Friday 2 October 2009

The looming spectre of data corruption?

A few years ago, I was watching the video of a presentation where one of the Subversion developers listed reasons that drove them to create it. One which stood out as being particularly interesting was file corruption in CVS. It went something along the lines of CVS having no verification that the data within it was correct, so it was possible for checked in files to become silently corrupt. I was aware that storage media is to some degree unreliable, but this made me more aware of one of the possible problems that might occur.

Given that corruption of files on storage media is a possibility, even if it might be a rare occurrence, is it worth doing something about?
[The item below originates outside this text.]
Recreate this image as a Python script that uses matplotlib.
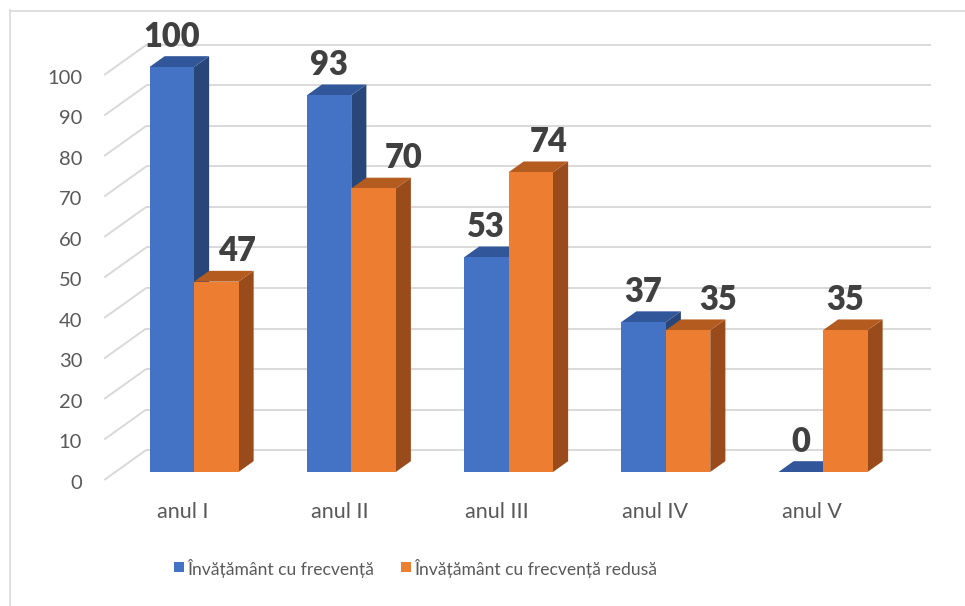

Is there a effective solution to detect that it has happened and to correct the corruption, that is practical to adopt? The case where storage media failure renders a file unreadable can be ignored, if it is considered worth insuring against, other solutions more suited to dealing with it can be used.

PAR2 data verification and repair tools, like QuickPar, might be one possible solution. A script or application that monitors storage media and generates recovery data for files, perhaps also even periodically verifying the files once in a while, actually wouldn't be that difficult to write.

QuickPar screenshot
Okay, so this isn't a problem that people generally worry about. After all, it is hard enough to find the time and energy to ensure that you are backing up all of your important data as it is. But it is something I can see being worth doing for piece of mind.